THE only thing growing faster than house prices seems to be the mortgage debt that supports them, and the longer the credit boom continues, the more the mortgage industry is left scratching its head.
"It's gravity-defying, " says Mark Bourke, deputy chief executive of IFG Group. "Year in, year out we budget for flat or even decreasing mortgage demand and year in, year out we're seeing bigger volumes and bigger ticket sizes."
IFG occupies an unusual niche, acting as a go-between in the space separating the country's 10 mortgage lenders from the hundreds of independent brokers who account for a growing share of the 16bn worth of home loans sold each year.
The business has been a nice little earner, giving IFG a 13.3m windfall two years ago when it sold a half-share to GE Money in a deal that Bourke helped put together.
The money was badly needed at a time when IFG was struggling with huge debts.
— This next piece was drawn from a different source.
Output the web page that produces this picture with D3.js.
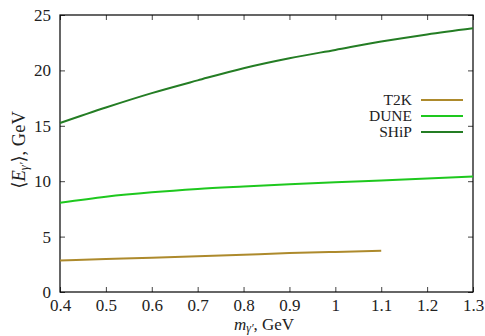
<!DOCTYPE html>
<html>
<head>
<meta charset="utf-8">
<script src="https://cdn.jsdelivr.net/npm/d3@7"></script>
<style>
  body { margin: 0; background: #fff; }
  svg { display: block; }
</style>
</head>
<body>
<svg id="chart" width="485" height="336"></svg>
<script>
// Mean dark-photon energy vs mass for three experiments
const massT2K  = [0.4, 0.5, 0.6, 0.7, 0.8, 0.9, 1.0, 1.1];
const energyT2K = [2.85, 2.98, 3.1, 3.23, 3.37, 3.51, 3.62, 3.72];

const massDUNE  = [0.4, 0.5, 0.6, 0.7, 0.8, 0.9, 1.0, 1.1, 1.2, 1.3];
const energyDUNE = [8.05, 8.6, 9.0, 9.3, 9.52, 9.72, 9.9, 10.07, 10.25, 10.42];

const massSHiP  = [0.4, 0.5, 0.6, 0.7, 0.8, 0.9, 1.0, 1.1, 1.2, 1.3];
const energySHiP = [15.25, 16.65, 17.95, 19.1, 20.2, 21.1, 21.85, 22.6, 23.25, 23.8];

const xTicks = [0.4, 0.5, 0.6, 0.7, 0.8, 0.9, 1.0, 1.1, 1.2, 1.3];
const xTickLabels = ["0.4", "0.5", "0.6", "0.7", "0.8", "0.9", "1", "1.1", "1.2", "1.3"];
const yTicks = [0, 5, 10, 15, 20, 25];

const seriesNames = ["T2K", "DUNE", "SHiP"];
const seriesColors = ["#ad8a2c", "#1ec81e", "#247d24"];

const series = [
  { name: seriesNames[0], color: seriesColors[0], xs: massT2K, ys: energyT2K },
  { name: seriesNames[1], color: seriesColors[1], xs: massDUNE, ys: energyDUNE },
  { name: seriesNames[2], color: seriesColors[2], xs: massSHiP, ys: energySHiP }
];

const FONT = '"Liberation Serif", "DejaVu Serif", serif';
const W = 485, H = 336;
const margin = { left: 60, right: 12, top: 15, bottom: 44 };
const svg = d3.select("#chart");

const x = d3.scaleLinear().domain([0.4, 1.3]).range([margin.left, W - margin.right]);
const y = d3.scaleLinear().domain([0, 25]).range([H - margin.bottom, margin.top]);

const tickLen = 5;
const g = svg.append("g");

// Axes with inward ticks on all four sides
const fmtX = (d, i) => xTickLabels[i];
g.append("g").attr("transform", `translate(0,${y(0)})`)
  .call(d3.axisBottom(x).tickValues(xTicks).tickFormat(fmtX).tickSizeInner(-tickLen).tickSizeOuter(0).tickPadding(7));
g.append("g").attr("transform", `translate(0,${y(25)})`)
  .call(d3.axisTop(x).tickValues(xTicks).tickFormat("").tickSizeInner(-tickLen).tickSizeOuter(0));
g.append("g").attr("transform", `translate(${x(0.4)},0)`)
  .call(d3.axisLeft(y).tickValues(yTicks).tickFormat(d3.format("d")).tickSizeInner(-tickLen).tickSizeOuter(0).tickPadding(9));
g.append("g").attr("transform", `translate(${x(1.3)},0)`)
  .call(d3.axisRight(y).tickValues(yTicks).tickFormat("").tickSizeInner(-tickLen).tickSizeOuter(0));

g.selectAll(".domain").remove();
g.selectAll(".tick line").attr("stroke", "#444").attr("stroke-width", 1);
g.selectAll(".tick text").attr("font-size", 17).style("font-family", FONT).attr("fill", "#222");

// Frame
svg.append("rect")
  .attr("x", x(0.4)).attr("y", y(25))
  .attr("width", x(1.3) - x(0.4)).attr("height", y(0) - y(25))
  .attr("fill", "none").attr("stroke", "#000").attr("stroke-width", 1.2);

// Curves
const line = d3.line().curve(d3.curveMonotoneX);
series.forEach(s => {
  svg.append("path")
    .attr("d", line(s.xs.map((v, i) => [x(v), y(s.ys[i])])))
    .attr("fill", "none")
    .attr("stroke", s.color)
    .attr("stroke-width", 2);
});

// Legend
const legY = [100, 116, 132];
series.forEach((s, i) => {
  svg.append("text")
    .attr("x", 412).attr("y", legY[i] + 5)
    .attr("text-anchor", "end")
    .attr("font-size", 15.5)
    .style("font-family", FONT)
    .attr("fill", "#222")
    .text(s.name);
  svg.append("line")
    .attr("x1", 421).attr("x2", 463)
    .attr("y1", legY[i]).attr("y2", legY[i])
    .attr("stroke", s.color).attr("stroke-width", 2);
});

// Axis titles
const xt = svg.append("text")
  .attr("x", 264).attr("y", 330)
  .attr("text-anchor", "middle")
  .attr("font-size", 17)
  .style("font-family", FONT)
  .attr("fill", "#222");
xt.append("tspan").attr("font-style", "italic").text("m");
xt.append("tspan").attr("font-style", "italic").attr("font-size", 12).attr("dy", 2).text("γ′");
xt.append("tspan").attr("dy", -2).text(", GeV");

const yt = svg.append("text")
  .attr("transform", `translate(25,150) rotate(-90)`)
  .attr("text-anchor", "middle")
  .attr("font-size", 18.5)
  .style("font-family", FONT)
  .attr("fill", "#222");
yt.append("tspan").text("⟨");
yt.append("tspan").attr("font-style", "italic").text("E");
yt.append("tspan").attr("font-style", "italic").attr("font-size", 12.5).attr("dy", 3).text("γ′");
yt.append("tspan").attr("dy", -3).text("⟩, GeV");
</script>
</body>
</html>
Having weathered bad times, is the group worried that its recovery will be derailed when the mortgage market inevitably runs out of steam? Bourke says the answer will depend on how quickly the group can react when the slowdown comes.
"The secret is to keep costs variable as much as possible.
We employ fewer people in our mortgage business than we did at the start of 2005 even though the volume of business has increased to 1.4bn from 1bn the previous year."
IFG is focused on home owners, who will always need somewhere to live, rather than investors, who are more likely to desert property when returns start to slide.
"Our business is very much bread and butter stuff, firsttime buyers with an average ticket size of 180,000 190,000, " says Bourke. "It's very well spread and supported by demographics."
IFG's mix of business is also undergoing subtle changes.
Instead of house buying, more people are simply topping up their existing mortgages, either to pay off more expensive debts or to finance other investments. Switching lenders is also on the increase as home owners jump between banks in search of a better deal. Bourke says remortgaging now accounts for about 45% of the business, up from 30% in the space of a few years.
IFG is also branching into new areas. It pioneered title insurance in Ireland, doing away with the need for a borrower's ownership of a property to be verified every time the mortgage is topped up or switched to another lender.
IFG has also dipped its toes in the so-called non-conforming mortgage market through the joint venture with GE Money. These are premium-priced home loans for people turned down by mainstream lenders, either because their earnings are irregular or their credit records are blemished by problems in the past.
The next move is expected to target older people who want to release some equity from their homes to supplement their pensions or for other purposes. IFG is believed to be on the brink of finalising a deal with Sentinel, a New Zealand player that specialises in this form of finance, although Bourke refuses to be drawn on the details.
However, he makes no secret of IFG's desire to play a much bigger role in the life and pensions market, which remains in the hands of hundreds of brokers up and down the country, many of them struggling to come to terms with the tough compliance regime being imposed by the Financial Regulator.
Bourke believes these brokers could improve their game by uniting under the IFG umbrella, which could provide them with the same product, compliance and technological back-up that it gives to mortgage brokers.
"It would be a perfect complement to our mortgage business because anybody who needs a mortgage also needs advice on the rest of their financial affairs, " he says. "We've already got a strong group pensions and individual advisory business but it only exists within these walls. The obvious next step is to franchise this expertise in the same way as we've done on the mortgage side."
Without outside support, brokers will see more of their business scooped up by big name wealth managers such as Derek Quinlan, he says.
"Why does Quinlan or Bank of Ireland Private Banking win your clients? It's because you're not able to deliver all of the product options on your own; you're not sophisticated enough to service all of your client's financial planning needs."
Bourke is a relative newcomer to a group that is still identified strongly with its 57-year-old founder and chief executive, Richard Hayes. A former tax adviser who spent four years with PricewaterhouseCoopers in California, Bourke joined IFG as finance director after returning to Ireland in 2001.
"I saw a highly acquisitive company that had transformed itself and its market capitalisation. Only when I joined did it become apparent that this wasn't going to be an easy job. When I arrived the share price was at 1.90 and six months later they went to 3.70. Then the curtains came down."
The root of the problem was a 128m debt mountain, much of it accumulated through a string of UK acquisitions that started to turn sour once the earn-out period was over.
Over the next two years, Bourke helped supervise IFG's turnaround, selling off assets and retreating to those businesses the group was good at. The debt has now been brought down to under 30m and, for the first time in many years, all of the individual business units were in the black in the last quarter.
"Some 100m of the debt burden is gone, profits are rising and no part of the business is loss making, " he says.
"We've got the ability to start growing again but only in those areas where we've already got the expertise."